For decades, traders have always pursued methods to profit off forex with minimal downside. While using traditional strategies is one method for achieving this goal, it takes many years to perfect, and you are constantly dealing with risk in any given position.
Some turn this model on its head by capitalizing on what is known as arbitrage, a style of trading aiming to profit from ‘glitches’ in prices of identical markets from two providers.
What is arbitrage?
Arbitrage is a market-neutral trading approach when one looks to exploit price discrepancies by simultaneously buying and selling one asset offered by two different institutions.
Because forex is a decentralized market, dealers and brokers use quotes with very slight variances (this strategy is also possible with many other instruments). Even in centralized markets like stocks, in truth, no security operates in a totally efficient, error-free manner.
In forex, we have a multitude of ECNs (electronic communication networks), all dealing with astronomical data flow. For the most part, information is instantaneous, but not in all cases.

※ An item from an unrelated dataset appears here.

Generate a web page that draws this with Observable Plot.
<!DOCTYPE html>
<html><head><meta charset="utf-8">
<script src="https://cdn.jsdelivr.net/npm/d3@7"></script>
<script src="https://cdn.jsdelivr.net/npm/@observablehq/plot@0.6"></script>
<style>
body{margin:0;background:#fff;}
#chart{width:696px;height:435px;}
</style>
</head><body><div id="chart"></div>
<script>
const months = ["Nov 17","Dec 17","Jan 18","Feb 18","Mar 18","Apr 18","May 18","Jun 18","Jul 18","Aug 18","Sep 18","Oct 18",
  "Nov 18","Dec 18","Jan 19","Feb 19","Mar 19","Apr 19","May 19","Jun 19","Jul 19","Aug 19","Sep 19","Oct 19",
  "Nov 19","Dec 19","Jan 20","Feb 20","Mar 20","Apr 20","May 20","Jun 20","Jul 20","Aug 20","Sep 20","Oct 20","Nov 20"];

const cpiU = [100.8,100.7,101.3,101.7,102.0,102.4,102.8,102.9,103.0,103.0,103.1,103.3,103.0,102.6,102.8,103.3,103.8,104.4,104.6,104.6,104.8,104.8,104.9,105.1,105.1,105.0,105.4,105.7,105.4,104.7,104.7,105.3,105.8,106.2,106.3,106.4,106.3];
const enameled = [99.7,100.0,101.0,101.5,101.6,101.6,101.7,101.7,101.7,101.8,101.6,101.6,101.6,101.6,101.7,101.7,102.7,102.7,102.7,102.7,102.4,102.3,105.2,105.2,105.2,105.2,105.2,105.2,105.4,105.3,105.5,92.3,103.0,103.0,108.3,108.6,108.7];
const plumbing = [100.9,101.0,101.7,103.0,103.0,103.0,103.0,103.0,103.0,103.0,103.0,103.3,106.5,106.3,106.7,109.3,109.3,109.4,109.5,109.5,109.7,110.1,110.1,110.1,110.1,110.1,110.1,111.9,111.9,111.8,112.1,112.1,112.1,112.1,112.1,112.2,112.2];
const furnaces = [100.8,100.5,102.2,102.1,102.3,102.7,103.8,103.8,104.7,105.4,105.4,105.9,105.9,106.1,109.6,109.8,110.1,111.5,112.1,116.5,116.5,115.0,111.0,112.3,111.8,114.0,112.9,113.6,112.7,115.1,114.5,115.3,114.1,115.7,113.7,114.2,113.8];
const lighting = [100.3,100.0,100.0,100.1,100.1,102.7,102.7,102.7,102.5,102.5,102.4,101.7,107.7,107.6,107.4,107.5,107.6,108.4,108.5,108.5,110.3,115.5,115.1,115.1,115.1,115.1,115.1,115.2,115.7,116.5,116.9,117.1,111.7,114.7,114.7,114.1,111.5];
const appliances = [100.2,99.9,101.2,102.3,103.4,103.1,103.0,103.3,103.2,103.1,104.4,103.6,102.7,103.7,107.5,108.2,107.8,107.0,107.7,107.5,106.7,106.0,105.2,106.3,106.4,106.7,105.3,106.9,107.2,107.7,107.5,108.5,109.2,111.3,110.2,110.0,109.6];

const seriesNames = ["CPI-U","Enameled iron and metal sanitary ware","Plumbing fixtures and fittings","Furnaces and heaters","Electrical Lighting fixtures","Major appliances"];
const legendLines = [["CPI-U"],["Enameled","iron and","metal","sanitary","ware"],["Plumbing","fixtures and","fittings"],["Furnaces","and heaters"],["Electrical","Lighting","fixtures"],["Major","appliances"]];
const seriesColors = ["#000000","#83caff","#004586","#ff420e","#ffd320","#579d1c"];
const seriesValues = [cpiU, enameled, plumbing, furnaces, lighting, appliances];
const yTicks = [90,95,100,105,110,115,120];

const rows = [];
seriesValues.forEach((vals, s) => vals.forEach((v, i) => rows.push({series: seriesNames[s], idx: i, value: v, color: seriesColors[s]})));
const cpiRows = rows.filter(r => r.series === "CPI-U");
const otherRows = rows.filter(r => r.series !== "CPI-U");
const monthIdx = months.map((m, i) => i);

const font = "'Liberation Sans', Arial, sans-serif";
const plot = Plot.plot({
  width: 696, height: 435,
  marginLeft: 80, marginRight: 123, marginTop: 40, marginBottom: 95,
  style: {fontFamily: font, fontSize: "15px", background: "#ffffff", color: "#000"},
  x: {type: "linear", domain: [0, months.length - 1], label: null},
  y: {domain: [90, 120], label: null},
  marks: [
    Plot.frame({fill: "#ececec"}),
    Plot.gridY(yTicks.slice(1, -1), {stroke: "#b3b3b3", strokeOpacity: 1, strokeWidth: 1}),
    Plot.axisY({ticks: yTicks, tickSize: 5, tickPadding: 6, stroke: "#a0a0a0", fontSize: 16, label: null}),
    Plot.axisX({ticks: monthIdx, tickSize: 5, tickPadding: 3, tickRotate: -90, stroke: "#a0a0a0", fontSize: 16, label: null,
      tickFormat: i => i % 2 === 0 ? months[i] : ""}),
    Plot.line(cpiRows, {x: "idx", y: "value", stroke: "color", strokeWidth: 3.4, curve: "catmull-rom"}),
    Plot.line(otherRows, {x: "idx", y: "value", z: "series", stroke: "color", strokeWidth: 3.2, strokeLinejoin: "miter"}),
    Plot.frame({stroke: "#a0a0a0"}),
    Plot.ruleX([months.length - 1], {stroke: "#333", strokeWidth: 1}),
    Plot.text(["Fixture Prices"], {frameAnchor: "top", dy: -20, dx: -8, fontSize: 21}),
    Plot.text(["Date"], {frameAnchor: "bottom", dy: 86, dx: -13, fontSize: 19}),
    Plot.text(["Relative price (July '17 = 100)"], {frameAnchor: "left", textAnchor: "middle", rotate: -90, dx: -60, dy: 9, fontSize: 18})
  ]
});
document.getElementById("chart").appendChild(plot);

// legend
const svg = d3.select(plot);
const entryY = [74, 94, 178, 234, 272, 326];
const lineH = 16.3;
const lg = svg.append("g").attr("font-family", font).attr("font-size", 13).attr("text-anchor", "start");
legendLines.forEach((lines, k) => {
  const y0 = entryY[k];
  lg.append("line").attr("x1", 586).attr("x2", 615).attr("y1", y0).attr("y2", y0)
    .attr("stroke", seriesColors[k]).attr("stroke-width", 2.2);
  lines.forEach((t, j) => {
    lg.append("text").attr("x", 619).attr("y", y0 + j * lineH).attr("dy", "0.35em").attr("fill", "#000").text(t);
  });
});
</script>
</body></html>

Such variance can occur from a few causes like time and software delays, positioning, etc.
Though these differences seem minute, with highly-skilled observations, an arbitrageur can exploit such gaps.
The common types of arbitrage in forex
As with any methodology, there are several ways (primarily three) to achieve arbitrage potentially.
For the first two methods, computer software is imperative as only they can scan various markets to look for these opportunities. The last approach is a slower, investing-like process because one has to hold the position for at least a few months.
Two-currency or locational
This is the simplest form to understand by taking advantage of the same currency pair offered by two different financial institutions (typically banks).
For example, if the instrument was USD/JPY, the trader converts yen (JPY) by buying USD from one bank and then sells the same USD to another with a higher USD/JPY rate. By selling dollars for yen, they hopefully will have more yen than they initially did.
This technique is a little more complex because it involves three different pair combinations of the equivalent number of currencies (hence, ‘triangular’).
So, assuming they’ve spotted a chance, if an investor had Swiss francs, they would sell those for British pounds (EUR/GBP), and then British pounds for the yen (GBP/JPY), and finally the yen back to Swiss francs (JPY/CHF).
This is the most interesting and complex of them all. The advantage, though, is it relies on a long-term horizon rather than trading within seconds.
Covered interest is similar to carry trading in looking to capitalize on interest rate differentials between two currencies. The only distinction is, unlike the latter, an investor employs a future contract to shield themselves from exchange rate risk by locking in a specific price.
Let’s imagine an American investor has identified the interest rates of Switzerland and America are 6% and 2%, respectively (4% differential). Their first step would be to buy Swiss francs at the spot price using their dollars.
Then they will invest the CHF at the 6% interest rate. Now they enter into a one-year (or at least three months because this is the minimum length for a futures contract) CHF/USD futures contract that locks in a rate lower than the spot price.
They do this so that after a year (or however long), when they sell the CHF back to USD, the price is favorable enough to provide them with more dollars than they started with.
In the first two strategies, the main risk is the speed at which pricing will go back to equilibrium. In the last one, it’s more about the hope the exchange rate will be at least equal or lower than what they’ve locked in the contract.
Pros and cons of arbitrage trading
There are unique things that are both beneficial and detrimental about such a strategy. The following pros and cons mainly question the commonly-held belief that this trading style is largely risk-free.
Perhaps the biggest motivation for this approach is it doesn’t require using a time-consuming technical strategy to predict whether an exchange rate will increase or decrease.
This means these movements are insignificant, especially because when ‘arbing’ (except for covered interest), the trader performs fast execution without holding positions for long since the chance presents itself typically in a matter of seconds to a few minutes.
- As technology has advanced, arbitrage opportunities are now scarce because providers and financial institutions are becoming more uniform in their pricing. So, finding any decent opportunities is like looking for a needle in a haystack.
- We also have to consider that nowadays, it’s improbable for the average retail speculator to execute this strategy with limited resources successfully.
Arbitrage is probably primarily practiced by high net-worth institutional traders using high-frequency trading because of the capital and technology requirements.
- Most arbitrage is like picking pennies and is similar to scalping. A profit from one opportunity is small, meaning a trader needs to do it frequently and has to buy and sell large quantities of currencies to realize a substantial profit.
- The ‘enemy’ of this strategy is the transaction costs. Because this approach is all about speed, spreads are generally variable, meaning they can change on the fly.
- Multiple requotes can occur within milliseconds at any moment, which could make a once potential arbitrage trade quickly disappear. This is why this trading approach is not wholly devoid of risk.
Except for covered interest arbitrage (which is more of a traditional investment), the other two strategies in this realm are tricky. For the most part, there are efficient pricing systems in place that present very few arbitrage opportunities.
Unfortunately, trading using this tactic is primarily reserved for institutional guys with the necessary capital and technological resources to identify the rare moments and profit from them quickly.
Ultimately, there is no easy forex strategy with real money on the line where little or no risk is involved.